An unexpected discovery: Automated reasoning often makes systems more efficient and easier to maintain

November 2, 2024 - Formal Verification
2 mins

Another usage of formal verification to great, claimed, benefit in the realm of distributed systems. I am yet to see anyone in finance using any formal verification techniques.

Design reviews, code audits, stress testing, and fault injection are all invaluable tools we use regularly, and always will. However, we’ve found that we need to supplement these techniques in order to confirm correctness in many cases. Subtle bugs can still escape detection, particularly in large-scale, fault-tolerant architectures. And some issues might even be rooted in the original system design, rather than implementation flaws. As our services have grown in scale and complexity, we’ve had to supplement traditional testing approaches with more powerful techniques based on math and logic.

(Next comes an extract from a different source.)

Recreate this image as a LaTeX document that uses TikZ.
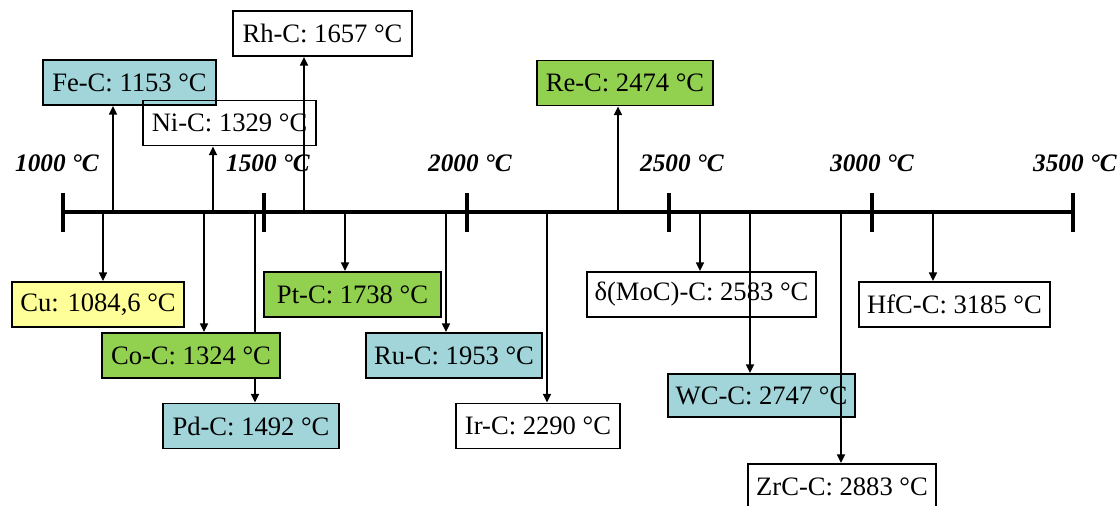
\documentclass[tikz,border=0pt]{standalone}
\usepackage{fontspec}
\setmainfont{Liberation Serif}
\usetikzlibrary{arrows.meta,positioning,calc}
\definecolor{ink}{HTML}{000000}
\definecolor{tealFill}{HTML}{A1D5DA}
\definecolor{greenFill}{HTML}{92D050}
\definecolor{yellowFill}{HTML}{FFFF99}
\tikzset{>={Triangle[length=4.4pt,width=4pt]},
  axisline/.style={line width=2pt,draw=ink},
  ticklab/.style={font=\fontsize{12.6}{14}\selectfont\bfseries\itshape,text=ink},
  pointbox/.style={draw=ink,line width=0.9pt,minimum height=22.5pt,inner sep=1pt,
    font=\fontsize{13.3}{15}\selectfont,text=ink},
  pointarr/.style={->,draw=ink,line width=0.8pt}}

\begin{document}
\begin{tikzpicture}[x=0.5pt,y=-0.5pt]
\clip (0,0) rectangle (1120,506);
% temperature axis
\draw[axisline] (63,212) -- (1073,212);
\foreach \tx/\lx/\tv [count=\i] in {63/57/1000,264/268/1500,467/470/2000,669/682/2500,872/872/3000,1073/1075/3500}{
  \draw[axisline] (\tx,193) -- (\tx,232);
  \node[ticklab] (t\i) at (\lx,163) {\tv\ °C};}
% feet of the arrows on the axis
\foreach \n/\fx in {cu/103,fe/113,co/204,ni/213,pd/255,rh/304,pt/345,ru/446,ir/547,re/618,mo/700,wc/750,zr/841,hf/933}
  \coordinate (f\n) at (\fx,212);
% points above the axis
\node[pointbox,minimum width=89.5pt] (rh) at (322.5,33.5) {Rh-C: 1657 °C};
\node[pointbox,fill=tealFill,minimum width=86.5pt] (fe) at (129.5,82.5) {Fe-C: 1153 °C};
\node[pointbox,minimum width=86.5pt] (ni) at (229.5,123) {Ni-C: 1329 °C};
\node[pointbox,fill=greenFill,minimum width=88pt] (re) at (625,83) {Re-C: 2474 °C};
% points below the axis
\node[pointbox,fill=tealFill,minimum width=88pt] (pd) at (251,426) {Pd-C: 1492 °C};
\draw[pointarr] (fpd) -- (fpd |- pd.north);
\node[pointbox,fill=greenFill,minimum width=89pt] (co) at (191,355.5) {Co-C: 1324 °C};
\node[pointbox,fill=yellowFill,minimum width=86pt] (cu) at (98,304.5) {Cu: 1084,6 °C};
\node[pointbox,fill=greenFill,minimum width=88.5pt] (pt) at (352.5,294.5) {Pt-C: 1738 °C};
\node[pointbox,fill=tealFill,minimum width=88pt] (ru) at (454,355.5) {Ru-C: 1953 °C};
\node[pointbox,minimum width=82pt] (ir) at (538,426) {Ir-C: 2290 °C};
\node[pointbox,minimum width=114.5pt] (mo) at (701.5,294.5) {δ(MoC)-C: 2583 °C};
\node[pointbox,fill=tealFill,minimum width=93.5pt,minimum height=21.5pt] (wc) at (761.5,395.5) {WC-C: 2747 °C};
\node[pointbox,minimum width=94pt,minimum height=23pt] (zr) at (842,487) {ZrC-C: 2883 °C};
\node[pointbox,minimum width=95.5pt] (hf) at (954.5,304.5) {HfC-C: 3185 °C};
% connectors
\foreach \n in {fe,ni,rh,re} \draw[pointarr] (f\n) -- (f\n |- \n.south);
\foreach \n in {cu,co,pt,ru,ir,mo,wc,zr,hf} \draw[pointarr] (f\n) -- (f\n |- \n.north);
\end{tikzpicture}
\end{document}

This is where the branch of artificial intelligence (AI) called automated reasoning comes into play.

Their use of automated reasoning focuses on code correctness and maintainability rather than performance optimization. While I initially expected it might automatically identify efficiency improvements, its primary value lies in making the codebase more robust and adaptable to changes.

The reason is that the bug fixes we make during the process of formal verification often positively impact the code’s runtime. Automated reasoning also gives our builders confidence to explore additional optimizations that improve system performance even further. We’ve found that formally verified code is easier to update, modify, and operate, leading to fewer late-night log analysis and debugging sessions.

One other challenge I have with formal verification is that I am yet to see source code that is a perfect implementation of the formal specification.